* _Written instruction_
Tally how many lines of these entries hold the string "that". Return the number alone.

[Stored items from a collection]
● ● ● ● ●

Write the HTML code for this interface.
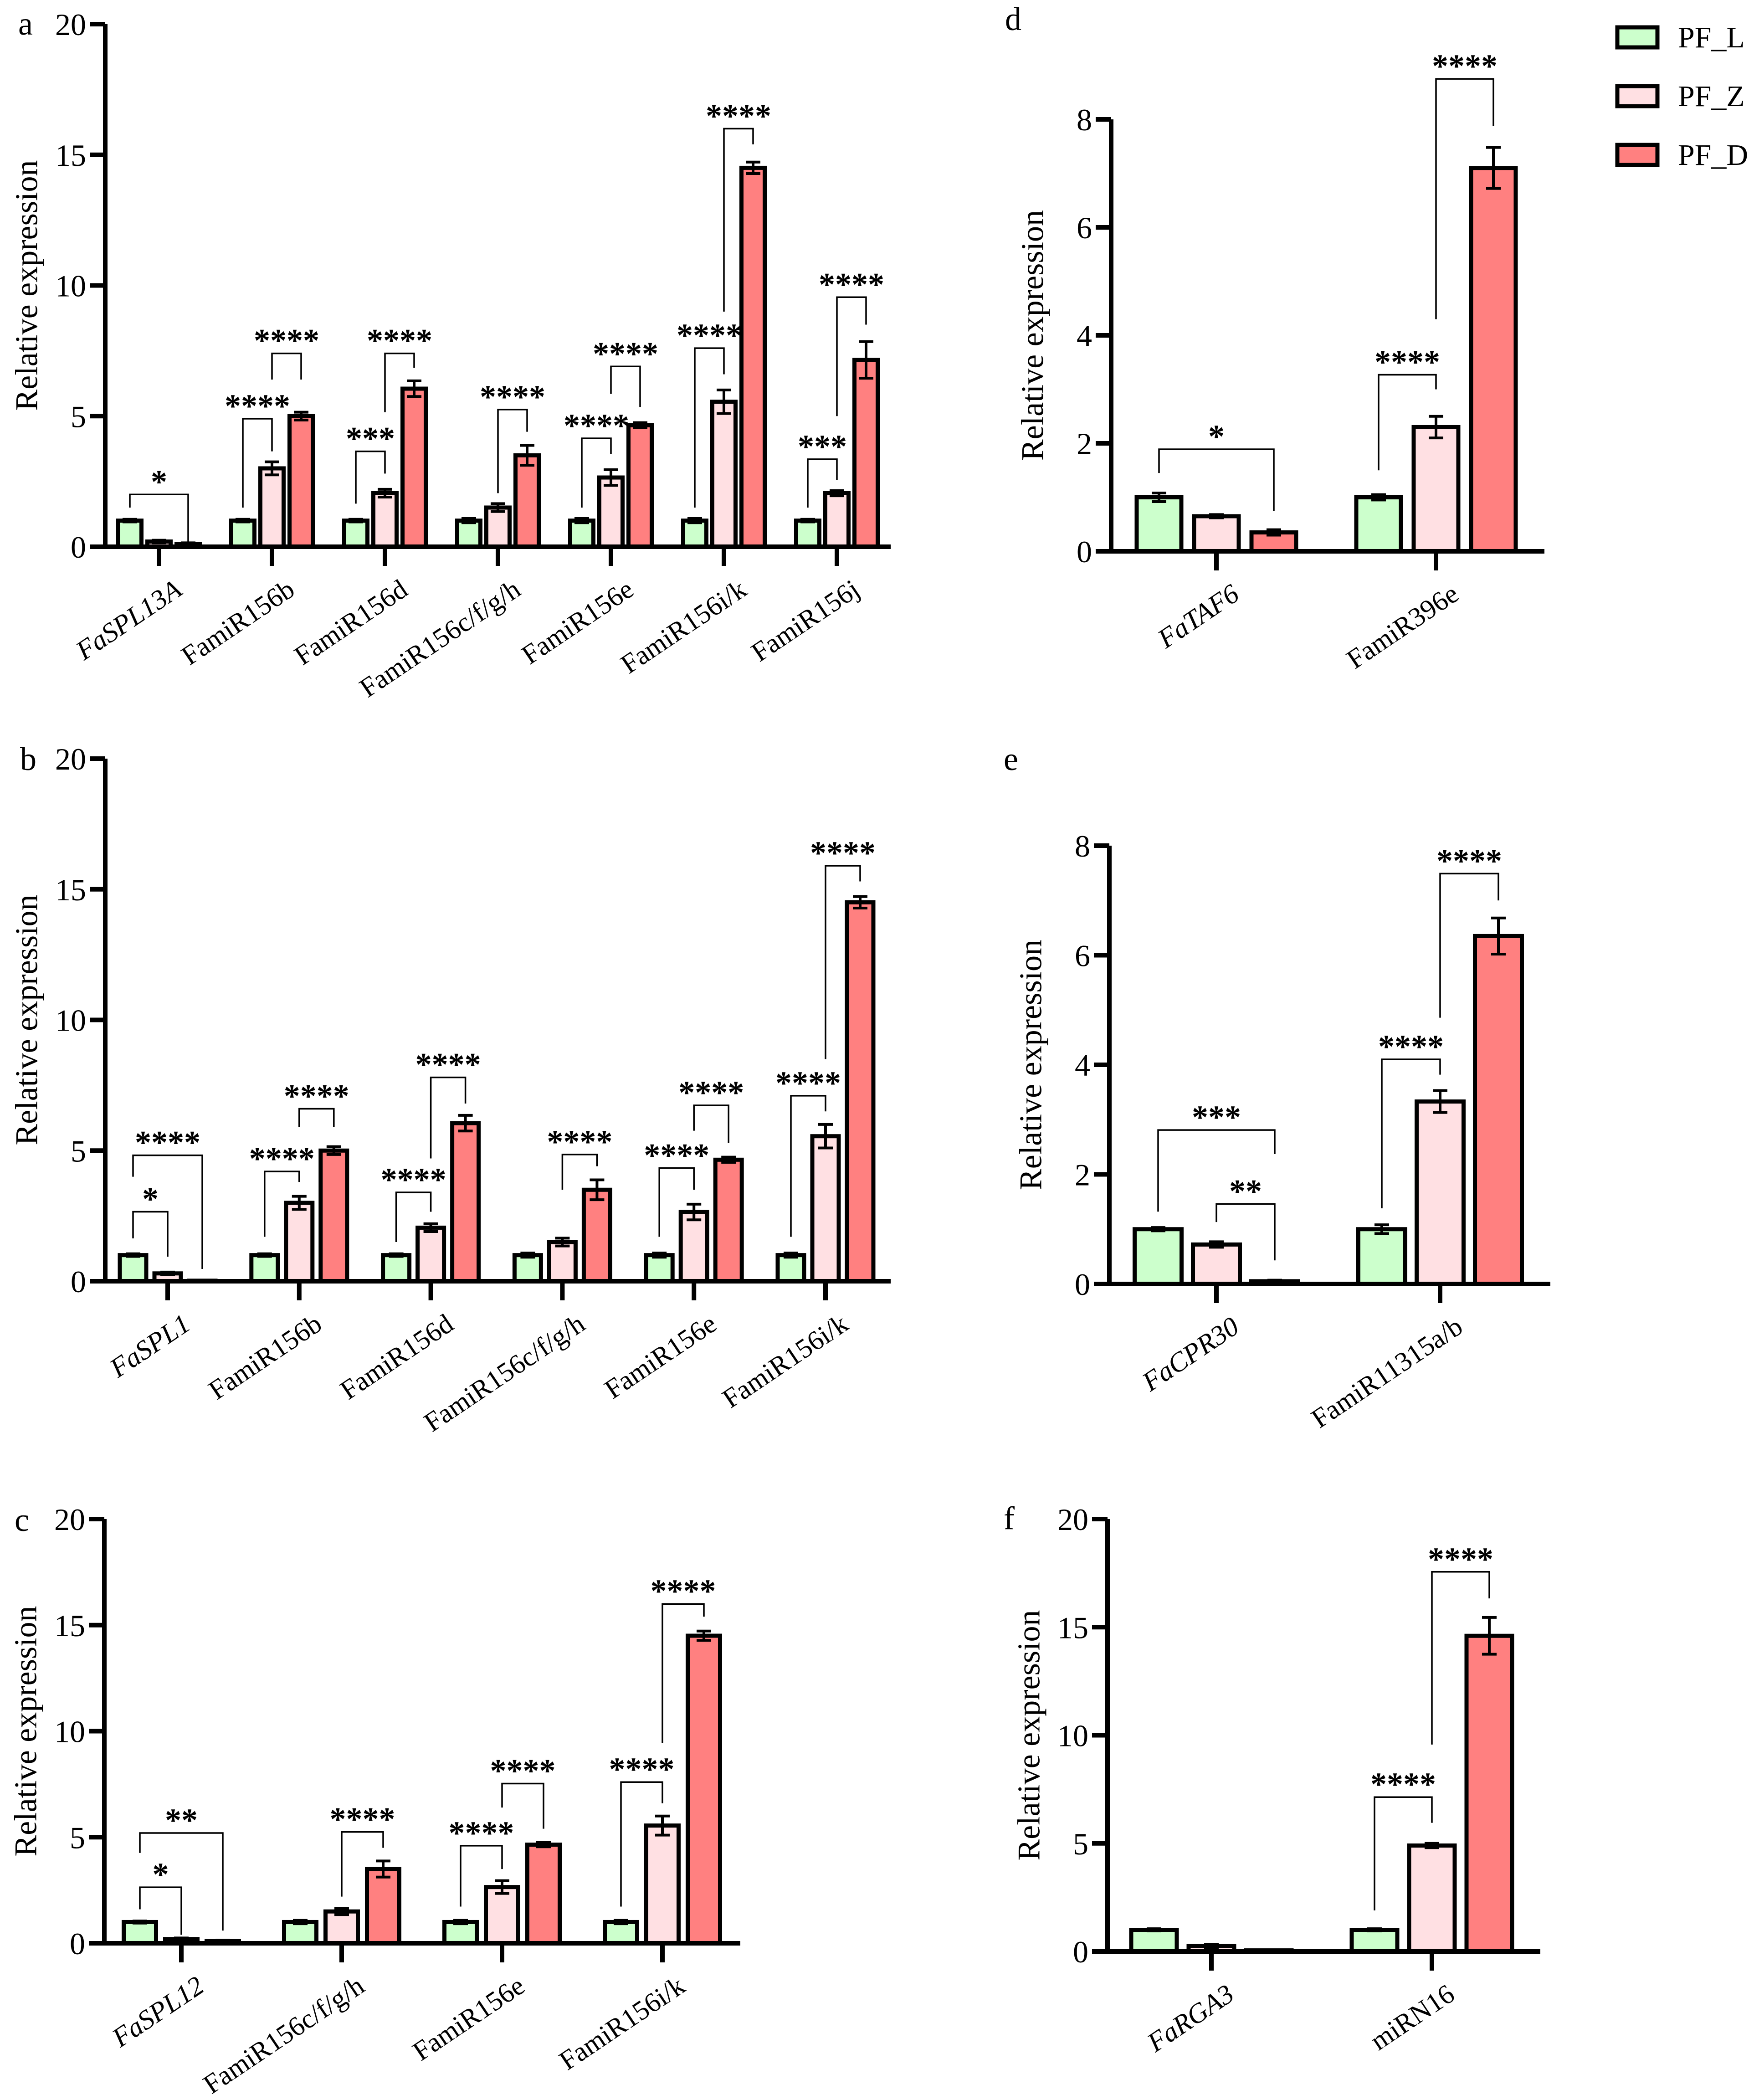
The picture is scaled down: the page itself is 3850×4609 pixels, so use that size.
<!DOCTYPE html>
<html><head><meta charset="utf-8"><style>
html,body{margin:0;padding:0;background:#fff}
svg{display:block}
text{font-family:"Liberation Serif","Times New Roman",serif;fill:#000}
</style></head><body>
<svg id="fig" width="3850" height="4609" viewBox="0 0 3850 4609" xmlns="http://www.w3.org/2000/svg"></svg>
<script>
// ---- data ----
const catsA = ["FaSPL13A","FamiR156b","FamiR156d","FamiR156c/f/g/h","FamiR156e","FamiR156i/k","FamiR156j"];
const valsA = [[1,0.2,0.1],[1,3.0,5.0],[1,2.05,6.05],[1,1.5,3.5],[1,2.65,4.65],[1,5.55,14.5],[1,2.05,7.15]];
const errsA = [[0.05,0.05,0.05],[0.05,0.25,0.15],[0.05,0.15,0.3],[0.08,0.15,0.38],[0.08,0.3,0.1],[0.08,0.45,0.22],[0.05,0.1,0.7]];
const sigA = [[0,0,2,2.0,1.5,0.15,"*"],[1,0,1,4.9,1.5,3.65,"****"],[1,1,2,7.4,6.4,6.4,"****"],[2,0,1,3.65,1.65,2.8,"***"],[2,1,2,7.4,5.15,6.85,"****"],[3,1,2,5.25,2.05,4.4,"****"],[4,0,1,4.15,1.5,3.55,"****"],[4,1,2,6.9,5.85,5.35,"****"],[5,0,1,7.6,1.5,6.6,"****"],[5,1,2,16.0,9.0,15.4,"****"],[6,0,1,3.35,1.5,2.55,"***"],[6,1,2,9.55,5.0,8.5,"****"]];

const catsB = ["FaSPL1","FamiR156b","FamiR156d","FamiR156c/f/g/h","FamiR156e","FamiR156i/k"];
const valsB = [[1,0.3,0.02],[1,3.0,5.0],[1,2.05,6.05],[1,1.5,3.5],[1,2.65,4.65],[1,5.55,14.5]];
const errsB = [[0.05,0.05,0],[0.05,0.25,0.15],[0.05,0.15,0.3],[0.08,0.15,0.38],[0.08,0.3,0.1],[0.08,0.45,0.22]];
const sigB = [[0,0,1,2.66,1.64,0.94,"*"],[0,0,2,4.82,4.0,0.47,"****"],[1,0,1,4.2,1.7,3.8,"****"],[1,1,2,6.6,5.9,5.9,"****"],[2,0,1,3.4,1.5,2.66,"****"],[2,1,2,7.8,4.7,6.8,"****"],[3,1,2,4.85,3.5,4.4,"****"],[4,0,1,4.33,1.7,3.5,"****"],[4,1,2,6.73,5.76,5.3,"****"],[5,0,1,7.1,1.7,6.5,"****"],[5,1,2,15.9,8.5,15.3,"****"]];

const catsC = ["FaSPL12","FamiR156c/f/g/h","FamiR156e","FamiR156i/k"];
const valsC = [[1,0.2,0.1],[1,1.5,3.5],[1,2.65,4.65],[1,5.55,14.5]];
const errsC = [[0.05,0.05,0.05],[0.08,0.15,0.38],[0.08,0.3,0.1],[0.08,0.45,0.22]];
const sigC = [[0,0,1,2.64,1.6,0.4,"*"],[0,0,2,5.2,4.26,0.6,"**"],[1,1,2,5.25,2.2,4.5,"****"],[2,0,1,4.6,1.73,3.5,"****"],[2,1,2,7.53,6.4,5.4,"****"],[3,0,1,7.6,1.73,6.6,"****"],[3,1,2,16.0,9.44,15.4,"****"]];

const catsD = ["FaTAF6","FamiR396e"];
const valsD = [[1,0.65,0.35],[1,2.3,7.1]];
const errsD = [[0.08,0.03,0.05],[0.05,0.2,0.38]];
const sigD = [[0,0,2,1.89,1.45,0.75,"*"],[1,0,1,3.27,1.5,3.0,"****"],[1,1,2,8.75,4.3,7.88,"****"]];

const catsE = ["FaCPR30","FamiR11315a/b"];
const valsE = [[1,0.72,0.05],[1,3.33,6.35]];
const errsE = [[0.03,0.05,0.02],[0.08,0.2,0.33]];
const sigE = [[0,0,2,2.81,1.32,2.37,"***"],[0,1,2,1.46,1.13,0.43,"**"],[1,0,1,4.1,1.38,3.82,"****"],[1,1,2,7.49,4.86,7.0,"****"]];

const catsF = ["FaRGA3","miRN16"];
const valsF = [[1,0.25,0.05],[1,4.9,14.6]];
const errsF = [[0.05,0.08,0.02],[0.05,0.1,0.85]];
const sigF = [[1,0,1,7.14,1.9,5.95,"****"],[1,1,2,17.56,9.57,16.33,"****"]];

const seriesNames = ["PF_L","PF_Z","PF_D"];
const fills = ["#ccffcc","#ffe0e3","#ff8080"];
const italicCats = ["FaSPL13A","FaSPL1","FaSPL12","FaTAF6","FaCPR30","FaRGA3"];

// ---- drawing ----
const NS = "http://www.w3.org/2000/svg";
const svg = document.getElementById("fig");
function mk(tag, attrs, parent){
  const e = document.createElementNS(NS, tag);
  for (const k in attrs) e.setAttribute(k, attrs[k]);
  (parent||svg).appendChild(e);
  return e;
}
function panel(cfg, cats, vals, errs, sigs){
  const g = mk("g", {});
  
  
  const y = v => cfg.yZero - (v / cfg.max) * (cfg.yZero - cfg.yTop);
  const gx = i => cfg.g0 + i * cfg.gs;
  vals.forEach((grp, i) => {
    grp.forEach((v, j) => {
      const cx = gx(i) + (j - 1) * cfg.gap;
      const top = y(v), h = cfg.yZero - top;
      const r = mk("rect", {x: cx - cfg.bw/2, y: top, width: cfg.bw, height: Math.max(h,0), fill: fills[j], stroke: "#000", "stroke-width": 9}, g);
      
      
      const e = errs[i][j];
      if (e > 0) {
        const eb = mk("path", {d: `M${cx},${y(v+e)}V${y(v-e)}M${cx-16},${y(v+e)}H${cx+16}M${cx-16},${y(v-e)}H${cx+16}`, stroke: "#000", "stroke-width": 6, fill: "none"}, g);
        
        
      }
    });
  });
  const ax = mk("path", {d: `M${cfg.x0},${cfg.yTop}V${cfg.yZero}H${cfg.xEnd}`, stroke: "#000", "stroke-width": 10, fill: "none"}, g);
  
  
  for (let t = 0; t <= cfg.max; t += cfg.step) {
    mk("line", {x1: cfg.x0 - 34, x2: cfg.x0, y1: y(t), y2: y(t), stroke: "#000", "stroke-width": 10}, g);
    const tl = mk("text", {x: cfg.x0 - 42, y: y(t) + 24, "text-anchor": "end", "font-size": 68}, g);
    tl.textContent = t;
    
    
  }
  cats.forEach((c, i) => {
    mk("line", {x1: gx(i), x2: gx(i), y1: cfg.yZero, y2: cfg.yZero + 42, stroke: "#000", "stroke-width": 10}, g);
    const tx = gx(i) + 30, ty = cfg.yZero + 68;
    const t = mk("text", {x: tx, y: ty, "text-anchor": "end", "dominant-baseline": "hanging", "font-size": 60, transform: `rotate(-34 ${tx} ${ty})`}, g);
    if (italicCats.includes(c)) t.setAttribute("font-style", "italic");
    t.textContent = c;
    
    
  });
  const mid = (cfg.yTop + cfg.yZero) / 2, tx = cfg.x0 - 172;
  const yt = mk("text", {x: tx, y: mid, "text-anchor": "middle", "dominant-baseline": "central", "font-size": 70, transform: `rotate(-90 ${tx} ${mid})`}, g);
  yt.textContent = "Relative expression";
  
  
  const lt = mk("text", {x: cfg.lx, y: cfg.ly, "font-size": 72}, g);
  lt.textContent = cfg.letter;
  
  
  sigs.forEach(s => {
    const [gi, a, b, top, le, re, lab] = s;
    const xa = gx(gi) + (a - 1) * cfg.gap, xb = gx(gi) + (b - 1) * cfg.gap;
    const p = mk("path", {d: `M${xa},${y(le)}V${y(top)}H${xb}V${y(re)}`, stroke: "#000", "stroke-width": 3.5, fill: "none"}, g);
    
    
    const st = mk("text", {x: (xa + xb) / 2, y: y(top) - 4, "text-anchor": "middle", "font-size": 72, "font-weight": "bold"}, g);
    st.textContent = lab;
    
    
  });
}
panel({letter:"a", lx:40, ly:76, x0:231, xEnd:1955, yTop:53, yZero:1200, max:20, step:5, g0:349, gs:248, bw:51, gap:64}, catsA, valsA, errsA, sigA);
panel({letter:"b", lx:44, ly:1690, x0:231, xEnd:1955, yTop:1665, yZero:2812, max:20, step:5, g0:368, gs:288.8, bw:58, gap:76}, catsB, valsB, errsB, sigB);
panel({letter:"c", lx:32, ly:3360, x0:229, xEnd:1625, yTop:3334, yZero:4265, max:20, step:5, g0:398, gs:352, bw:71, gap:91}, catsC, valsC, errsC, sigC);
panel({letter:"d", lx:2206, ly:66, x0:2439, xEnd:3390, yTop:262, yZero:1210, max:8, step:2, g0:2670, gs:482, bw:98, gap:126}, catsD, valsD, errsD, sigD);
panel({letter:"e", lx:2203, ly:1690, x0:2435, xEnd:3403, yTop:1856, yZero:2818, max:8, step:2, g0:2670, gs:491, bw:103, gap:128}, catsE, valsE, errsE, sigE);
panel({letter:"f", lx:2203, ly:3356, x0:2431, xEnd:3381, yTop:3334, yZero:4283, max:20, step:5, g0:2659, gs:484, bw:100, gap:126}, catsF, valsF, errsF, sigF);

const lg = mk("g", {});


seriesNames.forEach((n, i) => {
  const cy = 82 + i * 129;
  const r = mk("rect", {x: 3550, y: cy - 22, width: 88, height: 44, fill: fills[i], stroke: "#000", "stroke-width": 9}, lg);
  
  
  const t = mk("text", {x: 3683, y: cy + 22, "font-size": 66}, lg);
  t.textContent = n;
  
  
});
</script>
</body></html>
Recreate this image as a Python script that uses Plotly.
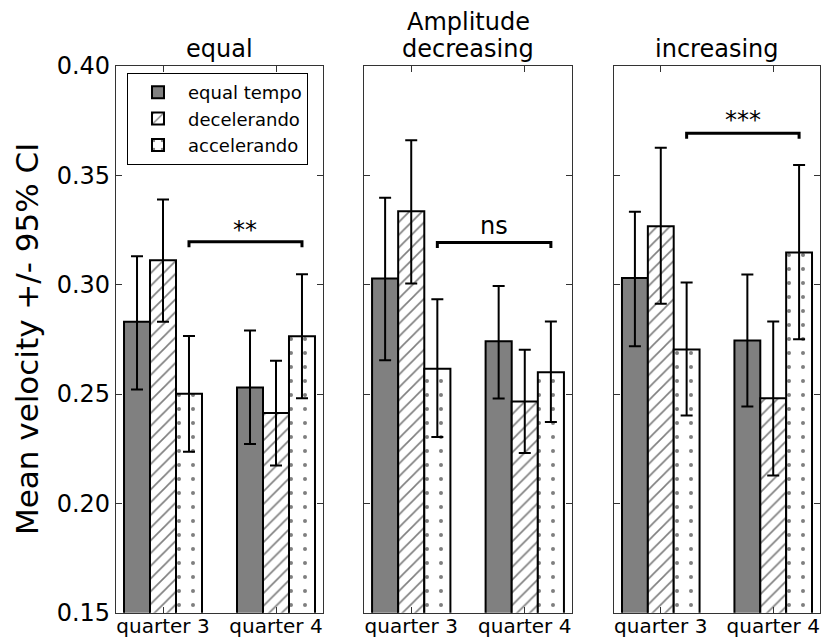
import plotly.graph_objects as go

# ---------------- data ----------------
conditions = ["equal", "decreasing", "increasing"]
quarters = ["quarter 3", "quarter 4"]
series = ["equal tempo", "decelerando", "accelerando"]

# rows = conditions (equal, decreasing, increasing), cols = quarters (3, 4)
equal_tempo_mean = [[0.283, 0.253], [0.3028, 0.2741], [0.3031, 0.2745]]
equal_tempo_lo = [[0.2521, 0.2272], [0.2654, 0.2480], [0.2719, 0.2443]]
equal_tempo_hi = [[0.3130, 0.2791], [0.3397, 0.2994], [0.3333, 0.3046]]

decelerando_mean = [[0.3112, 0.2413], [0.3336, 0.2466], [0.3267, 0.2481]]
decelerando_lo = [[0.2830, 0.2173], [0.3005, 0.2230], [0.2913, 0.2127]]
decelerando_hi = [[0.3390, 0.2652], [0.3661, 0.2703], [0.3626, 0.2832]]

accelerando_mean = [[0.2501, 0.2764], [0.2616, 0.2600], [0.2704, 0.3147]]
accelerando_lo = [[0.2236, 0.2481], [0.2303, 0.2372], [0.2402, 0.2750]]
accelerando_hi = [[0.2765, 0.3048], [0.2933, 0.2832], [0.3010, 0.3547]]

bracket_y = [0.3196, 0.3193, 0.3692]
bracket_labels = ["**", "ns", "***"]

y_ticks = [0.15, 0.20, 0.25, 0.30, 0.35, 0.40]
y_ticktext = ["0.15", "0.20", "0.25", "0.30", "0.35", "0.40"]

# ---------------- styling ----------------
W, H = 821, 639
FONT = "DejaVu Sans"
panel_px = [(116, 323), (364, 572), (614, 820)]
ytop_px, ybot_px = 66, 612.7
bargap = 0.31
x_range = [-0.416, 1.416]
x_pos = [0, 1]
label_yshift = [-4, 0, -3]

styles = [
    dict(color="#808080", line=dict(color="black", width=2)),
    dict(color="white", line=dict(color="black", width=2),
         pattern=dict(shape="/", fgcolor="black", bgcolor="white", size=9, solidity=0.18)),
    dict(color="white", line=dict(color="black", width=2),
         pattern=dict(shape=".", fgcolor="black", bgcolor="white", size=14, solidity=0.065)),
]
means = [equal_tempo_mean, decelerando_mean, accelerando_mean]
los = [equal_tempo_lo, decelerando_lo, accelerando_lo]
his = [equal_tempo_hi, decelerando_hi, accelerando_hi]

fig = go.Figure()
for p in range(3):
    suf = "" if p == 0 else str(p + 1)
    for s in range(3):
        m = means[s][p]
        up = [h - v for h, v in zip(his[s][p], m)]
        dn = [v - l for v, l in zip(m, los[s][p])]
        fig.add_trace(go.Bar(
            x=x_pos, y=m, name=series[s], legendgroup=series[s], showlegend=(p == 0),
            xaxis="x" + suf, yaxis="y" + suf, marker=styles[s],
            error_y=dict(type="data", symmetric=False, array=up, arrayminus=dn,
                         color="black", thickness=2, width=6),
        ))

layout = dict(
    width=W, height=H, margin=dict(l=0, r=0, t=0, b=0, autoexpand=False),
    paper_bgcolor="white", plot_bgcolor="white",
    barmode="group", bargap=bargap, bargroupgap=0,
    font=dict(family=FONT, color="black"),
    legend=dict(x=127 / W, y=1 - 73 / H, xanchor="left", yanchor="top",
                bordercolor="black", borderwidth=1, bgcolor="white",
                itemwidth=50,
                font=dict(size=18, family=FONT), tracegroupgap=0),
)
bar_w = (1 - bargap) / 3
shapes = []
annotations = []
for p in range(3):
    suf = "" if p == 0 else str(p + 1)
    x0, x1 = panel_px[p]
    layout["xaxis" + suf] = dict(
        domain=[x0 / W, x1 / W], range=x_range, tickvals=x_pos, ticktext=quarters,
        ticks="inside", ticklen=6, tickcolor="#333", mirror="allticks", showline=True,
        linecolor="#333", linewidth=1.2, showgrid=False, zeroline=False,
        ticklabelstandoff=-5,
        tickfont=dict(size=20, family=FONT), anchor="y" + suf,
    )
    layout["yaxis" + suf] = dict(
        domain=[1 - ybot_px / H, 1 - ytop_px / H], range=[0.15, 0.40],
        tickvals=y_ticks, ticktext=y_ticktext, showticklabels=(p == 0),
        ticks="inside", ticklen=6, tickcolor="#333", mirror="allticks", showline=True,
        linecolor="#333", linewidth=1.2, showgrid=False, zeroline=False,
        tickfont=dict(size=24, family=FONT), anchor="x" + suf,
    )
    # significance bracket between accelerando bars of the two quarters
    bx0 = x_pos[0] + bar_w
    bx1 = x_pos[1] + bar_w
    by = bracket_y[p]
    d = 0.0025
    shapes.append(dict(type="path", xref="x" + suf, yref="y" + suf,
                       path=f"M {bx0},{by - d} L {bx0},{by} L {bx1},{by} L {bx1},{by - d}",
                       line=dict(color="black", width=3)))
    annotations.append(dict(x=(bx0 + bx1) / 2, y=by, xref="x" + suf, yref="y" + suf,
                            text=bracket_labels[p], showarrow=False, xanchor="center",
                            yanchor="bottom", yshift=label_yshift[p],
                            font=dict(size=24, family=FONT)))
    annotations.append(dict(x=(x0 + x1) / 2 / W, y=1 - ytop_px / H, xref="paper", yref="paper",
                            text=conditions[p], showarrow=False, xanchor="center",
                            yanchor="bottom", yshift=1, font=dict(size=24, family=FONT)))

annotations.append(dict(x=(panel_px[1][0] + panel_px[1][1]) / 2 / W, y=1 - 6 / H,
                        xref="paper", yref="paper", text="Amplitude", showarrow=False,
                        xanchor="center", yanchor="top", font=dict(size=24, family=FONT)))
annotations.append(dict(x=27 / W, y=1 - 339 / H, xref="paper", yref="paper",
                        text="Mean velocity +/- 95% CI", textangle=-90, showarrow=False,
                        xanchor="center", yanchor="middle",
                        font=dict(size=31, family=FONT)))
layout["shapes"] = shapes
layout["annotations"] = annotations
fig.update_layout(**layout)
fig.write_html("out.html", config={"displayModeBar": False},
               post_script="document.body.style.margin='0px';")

● ● ● ● ●

* _Problem solution_
2